DIRECTIVE =
In your copy, include every line of the listing below exactly but none of the pictures.
* * * *
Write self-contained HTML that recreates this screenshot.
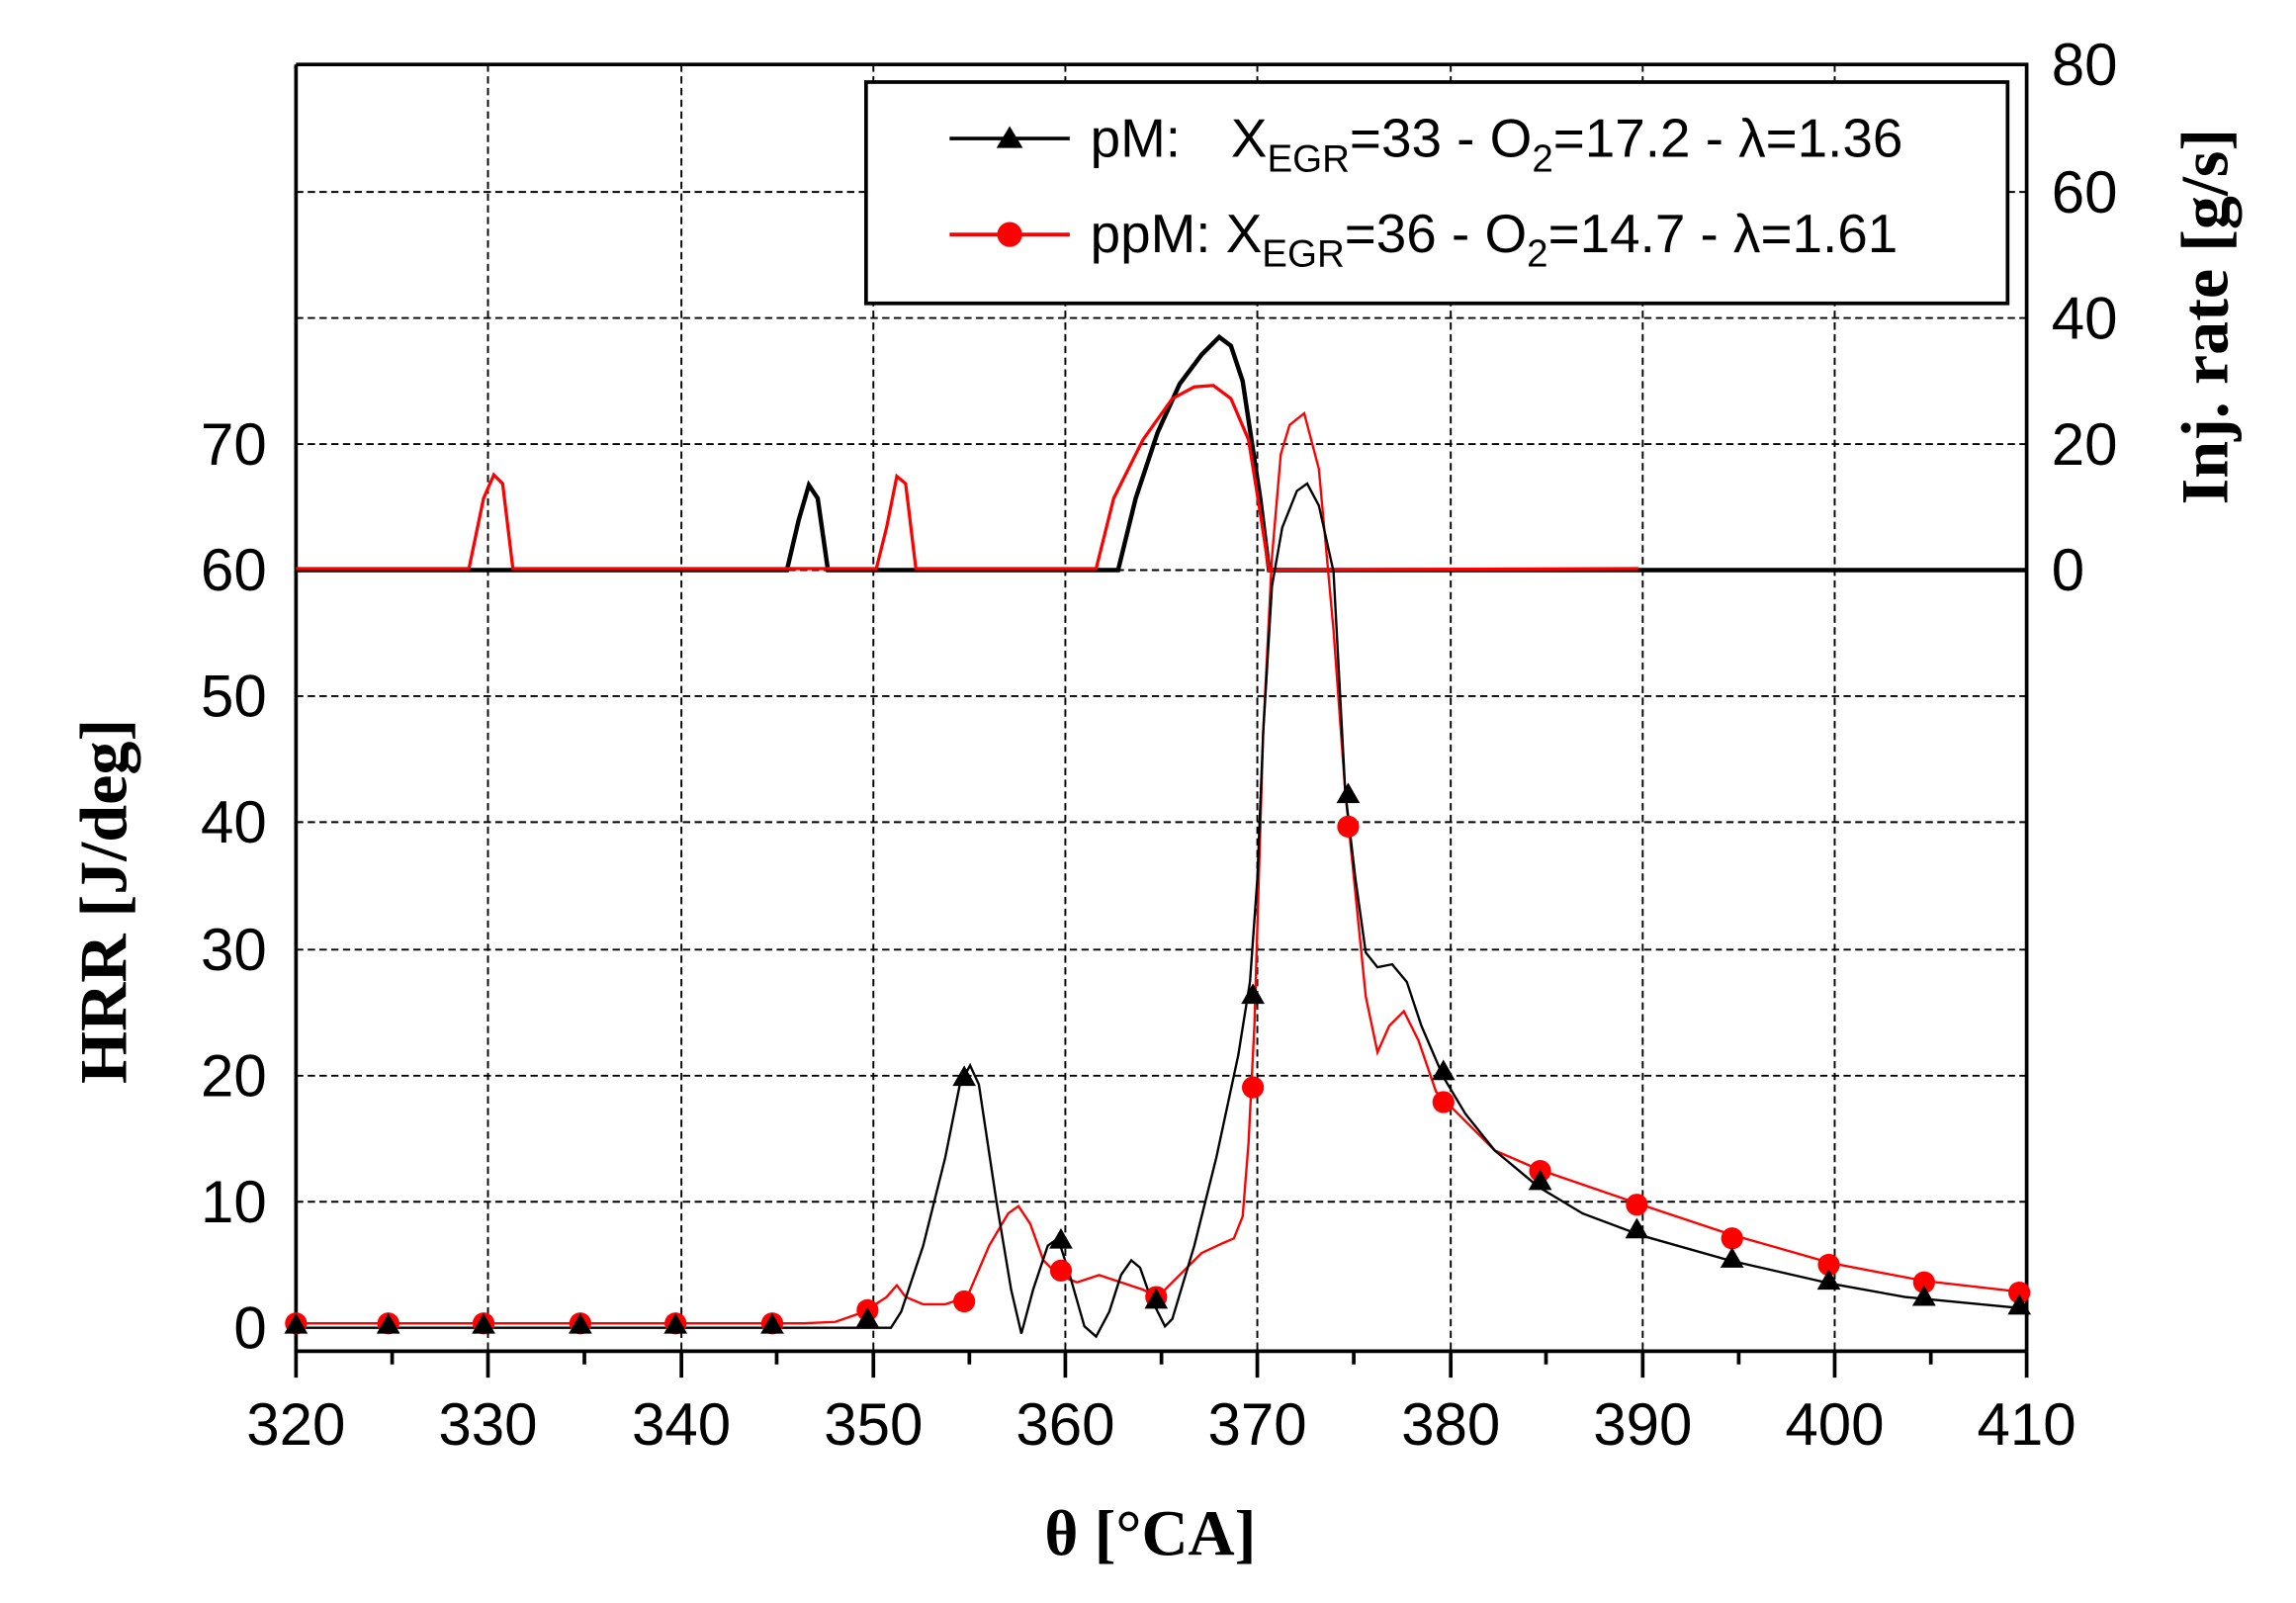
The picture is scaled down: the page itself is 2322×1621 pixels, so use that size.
<!DOCTYPE html>
<html><head><meta charset="utf-8"><style>
html,body{margin:0;padding:0;background:#fff;}
svg{display:block;}
text{font-family:"Liberation Sans",Arial,sans-serif;}
</style></head><body>
<svg width="2322" height="1621" viewBox="0 0 1566.8 1093.8" preserveAspectRatio="none" xmlns="http://www.w3.org/2000/svg">
<rect width="1567" height="1094" fill="#fff"/>
<!-- grid -->
<g stroke="#000" stroke-width="1.3" stroke-dasharray="5,3" fill="none">
<path d="M333 44V922M465 44V922M596 44V922M727 44V922M858 44V922M990 44V922M1121 44V922M1252 44V922"/>
<path d="M202 820H1383M202 734H1383M202 648H1383M202 561H1383M202 475H1383M202 389H1383M202 303H1383M202 217H1383M202 131H1383"/>
</g>
<!-- legend box -->
<rect x="591" y="56" width="779" height="151" fill="#fff" stroke="#000" stroke-width="2.5"/>
<!-- axes -->
<g stroke="#000" stroke-width="2.5" fill="none">
<path d="M202 44H1383V922M202 44V940"/>
<path d="M202 922H1383"/>
<path d="M267.6 922v9M333 922v18M398.8 922v9M465 922v18M530 922v9M596 922v18M661.5 922v9M727 922v18M792.6 922v9M858 922v18M923.8 922v9M990 922v18M1055 922v9M1121 922v18M1186.5 922v9M1252 922v18M1317.6 922v9M1383 922v18"/>
</g>
<!-- tick labels -->
<g font-size="40.5" fill="#000" text-anchor="end">
<text x="182" y="920">0</text><text x="182" y="834">10</text><text x="182" y="748">20</text><text x="182" y="662">30</text><text x="182" y="575">40</text><text x="182" y="489">50</text><text x="182" y="403">60</text><text x="182" y="317">70</text>
</g>
<g font-size="40.5" fill="#000">
<text x="1400" y="403">0</text><text x="1400" y="317">20</text><text x="1400" y="231">40</text><text x="1400" y="145">60</text><text x="1400" y="58">80</text>
</g>
<g font-size="40.5" fill="#000" text-anchor="middle">
<text x="202" y="986">320</text><text x="333" y="986">330</text><text x="465" y="986">340</text><text x="596" y="986">350</text><text x="727" y="986">360</text><text x="858" y="986">370</text><text x="990" y="986">380</text><text x="1121" y="986">390</text><text x="1252" y="986">400</text><text x="1383" y="986">410</text>
</g>
<!-- axis titles -->
<text x="785" y="1061" text-anchor="middle" font-family="Liberation Serif,serif" font-weight="bold" font-size="44" style="font-family:'Liberation Serif',serif">θ [°CA]</text>
<text transform="translate(86,615) rotate(-90)" text-anchor="middle" font-weight="bold" font-size="46" style="font-family:'Liberation Serif',serif">HRR [J/deg]</text>
<text transform="translate(1520,216) rotate(-90)" text-anchor="middle" font-weight="bold" font-size="46" style="font-family:'Liberation Serif',serif">Inj. rate [g/s]</text>
<!-- injection rates -->
<polyline fill="none" stroke="#000" stroke-width="3" points="202,389 537,389 545,355 552,331 558,340 565,389 763,389 775,340 790,295 805,262 820,242 832,230 840,236 848,260 860,340 866,389 1383,389"/>
<polyline fill="none" stroke="#f00" stroke-width="2.2" points="202,388 320,388 330,340 337,324 343,330 350,388 598,388 605,360 612,325 618,330 625,388 748,388 760,340 780,300 800,272 815,264 828,263 840,272 852,300 860,350 866,389 1118,388"/>
<!-- HRR curves -->
<polyline fill="none" stroke="#f00" stroke-width="1.6" points="202,903 548,903 570,902 590,895 605,885 612,877 618,885 630,890 645,890 660,885 675,850 688,828 695,823 703,835 712,860 722,870 735,875 750,870 765,875 780,880 790,885 805,870 820,855 835,848 842,845 848,830 852,780 856,700 862,500 868,380 874,310 880,290 890,282 900,320 910,430 918,540 925,610 932,680 940,718 948,700 958,690 968,710 980,745 990,755 1020,785 1050,798 1120,822 1180,842 1250,862 1313,874 1383,882"/>
<polyline fill="none" stroke="#000" stroke-width="1.6" points="202,906 608,906 615,895 630,850 645,790 655,740 662,727 668,740 680,820 690,880 697,910 705,880 715,850 722,845 730,870 740,905 748,912 757,895 765,870 772,860 778,865 785,885 795,905 800,900 815,850 830,790 845,720 853,670 858,600 862,500 868,400 875,360 885,335 892,330 900,345 910,390 918,540 925,600 932,650 940,660 950,658 960,670 970,700 985,735 1000,760 1020,785 1050,810 1080,828 1120,843 1180,860 1250,876 1300,885 1383,893"/>
<!-- red markers -->
<g fill="#f00">
<circle cx="202" cy="903" r="7.5"/><circle cx="265" cy="903" r="7.5"/><circle cx="330" cy="903" r="7.5"/><circle cx="396" cy="903" r="7.5"/><circle cx="461" cy="903" r="7.5"/><circle cx="527" cy="903" r="7.5"/><circle cx="592" cy="894" r="7.5"/><circle cx="658" cy="888" r="7.5"/><circle cx="724" cy="867" r="7.5"/><circle cx="789" cy="885" r="7.5"/><circle cx="855" cy="742" r="7.5"/><circle cx="920" cy="564" r="7.5"/><circle cx="985" cy="752" r="7.5"/><circle cx="1051" cy="799" r="7.5"/><circle cx="1117" cy="822" r="7.5"/><circle cx="1182" cy="845" r="7.5"/><circle cx="1248" cy="863" r="7.5"/><circle cx="1313" cy="875" r="7.5"/><circle cx="1378" cy="882" r="7.5"/>
</g>
<!-- black triangles -->
<g fill="#000">
<path d="M202 896l8 14h-16zM265 896l8 14h-16zM330 896l8 14h-16zM396 896l8 14h-16zM461 896l8 14h-16zM527 896l8 14h-16zM592 892l8 14h-16zM658 727l8 14h-16zM724 838l8 14h-16zM789 879l8 14h-16zM855 671l8 14h-16zM920 534l8 14h-16zM985 723l8 14h-16zM1051 798l8 14h-16zM1117 831l8 14h-16zM1182 851l8 14h-16zM1248 866l8 14h-16zM1313 877l8 14h-16zM1378 883l8 14h-16z"/>
</g>
<!-- legend -->
<line x1="648" y1="94.5" x2="730" y2="94.5" stroke="#000" stroke-width="2.5"/>
<path d="M689 86l9 15h-18z" fill="#000"/>
<line x1="648" y1="160" x2="730" y2="160" stroke="#f00" stroke-width="2.5"/>
<circle cx="689" cy="160" r="8.5" fill="#f00"/>
<g font-size="37" fill="#000">
<text x="744" y="107">pM:<tspan x="840">X</tspan><tspan font-size="26" dy="10">EGR</tspan><tspan dy="-10">=33 - O</tspan><tspan font-size="26" dy="10">2</tspan><tspan dy="-10">=17.2 - λ=1.36</tspan></text>
<text x="744" y="172">ppM: X<tspan font-size="26" dy="10">EGR</tspan><tspan dy="-10">=36 - O</tspan><tspan font-size="26" dy="10">2</tspan><tspan dy="-10">=14.7 - λ=1.61</tspan></text>
</g>
</svg>
</body></html>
* * * *
SOLUTION TO THIS EXERCISE =
Write self-contained HTML that recreates this screenshot.
The picture is scaled down: the page itself is 2322×1621 pixels, so use that size.
<!DOCTYPE html>
<html><head><meta charset="utf-8"><style>
html,body{margin:0;padding:0;background:#fff;}
svg{display:block;}
text{font-family:"Liberation Sans",Arial,sans-serif;}
</style></head><body>
<svg width="2322" height="1621" viewBox="0 0 1566.8 1093.8" preserveAspectRatio="none" xmlns="http://www.w3.org/2000/svg">
<rect width="1567" height="1094" fill="#fff"/>
<!-- grid -->
<g stroke="#000" stroke-width="1.3" stroke-dasharray="5,3" fill="none">
<path d="M333 44V922M465 44V922M596 44V922M727 44V922M858 44V922M990 44V922M1121 44V922M1252 44V922"/>
<path d="M202 820H1383M202 734H1383M202 648H1383M202 561H1383M202 475H1383M202 389H1383M202 303H1383M202 217H1383M202 131H1383"/>
</g>
<!-- legend box -->
<rect x="591" y="56" width="779" height="151" fill="#fff" stroke="#000" stroke-width="2.5"/>
<!-- axes -->
<g stroke="#000" stroke-width="2.5" fill="none">
<path d="M202 44H1383V922M202 44V940"/>
<path d="M202 922H1383"/>
<path d="M267.6 922v9M333 922v18M398.8 922v9M465 922v18M530 922v9M596 922v18M661.5 922v9M727 922v18M792.6 922v9M858 922v18M923.8 922v9M990 922v18M1055 922v9M1121 922v18M1186.5 922v9M1252 922v18M1317.6 922v9M1383 922v18"/>
</g>
<!-- tick labels -->
<g font-size="40.5" fill="#000" text-anchor="end">
<text x="182" y="920">0</text><text x="182" y="834">10</text><text x="182" y="748">20</text><text x="182" y="662">30</text><text x="182" y="575">40</text><text x="182" y="489">50</text><text x="182" y="403">60</text><text x="182" y="317">70</text>
</g>
<g font-size="40.5" fill="#000">
<text x="1400" y="403">0</text><text x="1400" y="317">20</text><text x="1400" y="231">40</text><text x="1400" y="145">60</text><text x="1400" y="58">80</text>
</g>
<g font-size="40.5" fill="#000" text-anchor="middle">
<text x="202" y="986">320</text><text x="333" y="986">330</text><text x="465" y="986">340</text><text x="596" y="986">350</text><text x="727" y="986">360</text><text x="858" y="986">370</text><text x="990" y="986">380</text><text x="1121" y="986">390</text><text x="1252" y="986">400</text><text x="1383" y="986">410</text>
</g>
<!-- axis titles -->
<text x="785" y="1061" text-anchor="middle" font-family="Liberation Serif,serif" font-weight="bold" font-size="44" style="font-family:'Liberation Serif',serif">θ [°CA]</text>
<text transform="translate(86,615) rotate(-90)" text-anchor="middle" font-weight="bold" font-size="46" style="font-family:'Liberation Serif',serif">HRR [J/deg]</text>
<text transform="translate(1520,216) rotate(-90)" text-anchor="middle" font-weight="bold" font-size="46" style="font-family:'Liberation Serif',serif">Inj. rate [g/s]</text>
<!-- injection rates -->
<polyline fill="none" stroke="#000" stroke-width="3" points="202,389 537,389 545,355 552,331 558,340 565,389 763,389 775,340 790,295 805,262 820,242 832,230 840,236 848,260 860,340 866,389 1383,389"/>
<polyline fill="none" stroke="#f00" stroke-width="2.2" points="202,388 320,388 330,340 337,324 343,330 350,388 598,388 605,360 612,325 618,330 625,388 748,388 760,340 780,300 800,272 815,264 828,263 840,272 852,300 860,350 866,389 1118,388"/>
<!-- HRR curves -->
<polyline fill="none" stroke="#f00" stroke-width="1.6" points="202,903 548,903 570,902 590,895 605,885 612,877 618,885 630,890 645,890 660,885 675,850 688,828 695,823 703,835 712,860 722,870 735,875 750,870 765,875 780,880 790,885 805,870 820,855 835,848 842,845 848,830 852,780 856,700 862,500 868,380 874,310 880,290 890,282 900,320 910,430 918,540 925,610 932,680 940,718 948,700 958,690 968,710 980,745 990,755 1020,785 1050,798 1120,822 1180,842 1250,862 1313,874 1383,882"/>
<polyline fill="none" stroke="#000" stroke-width="1.6" points="202,906 608,906 615,895 630,850 645,790 655,740 662,727 668,740 680,820 690,880 697,910 705,880 715,850 722,845 730,870 740,905 748,912 757,895 765,870 772,860 778,865 785,885 795,905 800,900 815,850 830,790 845,720 853,670 858,600 862,500 868,400 875,360 885,335 892,330 900,345 910,390 918,540 925,600 932,650 940,660 950,658 960,670 970,700 985,735 1000,760 1020,785 1050,810 1080,828 1120,843 1180,860 1250,876 1300,885 1383,893"/>
<!-- red markers -->
<g fill="#f00">
<circle cx="202" cy="903" r="7.5"/><circle cx="265" cy="903" r="7.5"/><circle cx="330" cy="903" r="7.5"/><circle cx="396" cy="903" r="7.5"/><circle cx="461" cy="903" r="7.5"/><circle cx="527" cy="903" r="7.5"/><circle cx="592" cy="894" r="7.5"/><circle cx="658" cy="888" r="7.5"/><circle cx="724" cy="867" r="7.5"/><circle cx="789" cy="885" r="7.5"/><circle cx="855" cy="742" r="7.5"/><circle cx="920" cy="564" r="7.5"/><circle cx="985" cy="752" r="7.5"/><circle cx="1051" cy="799" r="7.5"/><circle cx="1117" cy="822" r="7.5"/><circle cx="1182" cy="845" r="7.5"/><circle cx="1248" cy="863" r="7.5"/><circle cx="1313" cy="875" r="7.5"/><circle cx="1378" cy="882" r="7.5"/>
</g>
<!-- black triangles -->
<g fill="#000">
<path d="M202 896l8 14h-16zM265 896l8 14h-16zM330 896l8 14h-16zM396 896l8 14h-16zM461 896l8 14h-16zM527 896l8 14h-16zM592 892l8 14h-16zM658 727l8 14h-16zM724 838l8 14h-16zM789 879l8 14h-16zM855 671l8 14h-16zM920 534l8 14h-16zM985 723l8 14h-16zM1051 798l8 14h-16zM1117 831l8 14h-16zM1182 851l8 14h-16zM1248 866l8 14h-16zM1313 877l8 14h-16zM1378 883l8 14h-16z"/>
</g>
<!-- legend -->
<line x1="648" y1="94.5" x2="730" y2="94.5" stroke="#000" stroke-width="2.5"/>
<path d="M689 86l9 15h-18z" fill="#000"/>
<line x1="648" y1="160" x2="730" y2="160" stroke="#f00" stroke-width="2.5"/>
<circle cx="689" cy="160" r="8.5" fill="#f00"/>
<g font-size="37" fill="#000">
<text x="744" y="107">pM:<tspan x="840">X</tspan><tspan font-size="26" dy="10">EGR</tspan><tspan dy="-10">=33 - O</tspan><tspan font-size="26" dy="10">2</tspan><tspan dy="-10">=17.2 - λ=1.36</tspan></text>
<text x="744" y="172">ppM: X<tspan font-size="26" dy="10">EGR</tspan><tspan dy="-10">=36 - O</tspan><tspan font-size="26" dy="10">2</tspan><tspan dy="-10">=14.7 - λ=1.61</tspan></text>
</g>
</svg>
</body></html>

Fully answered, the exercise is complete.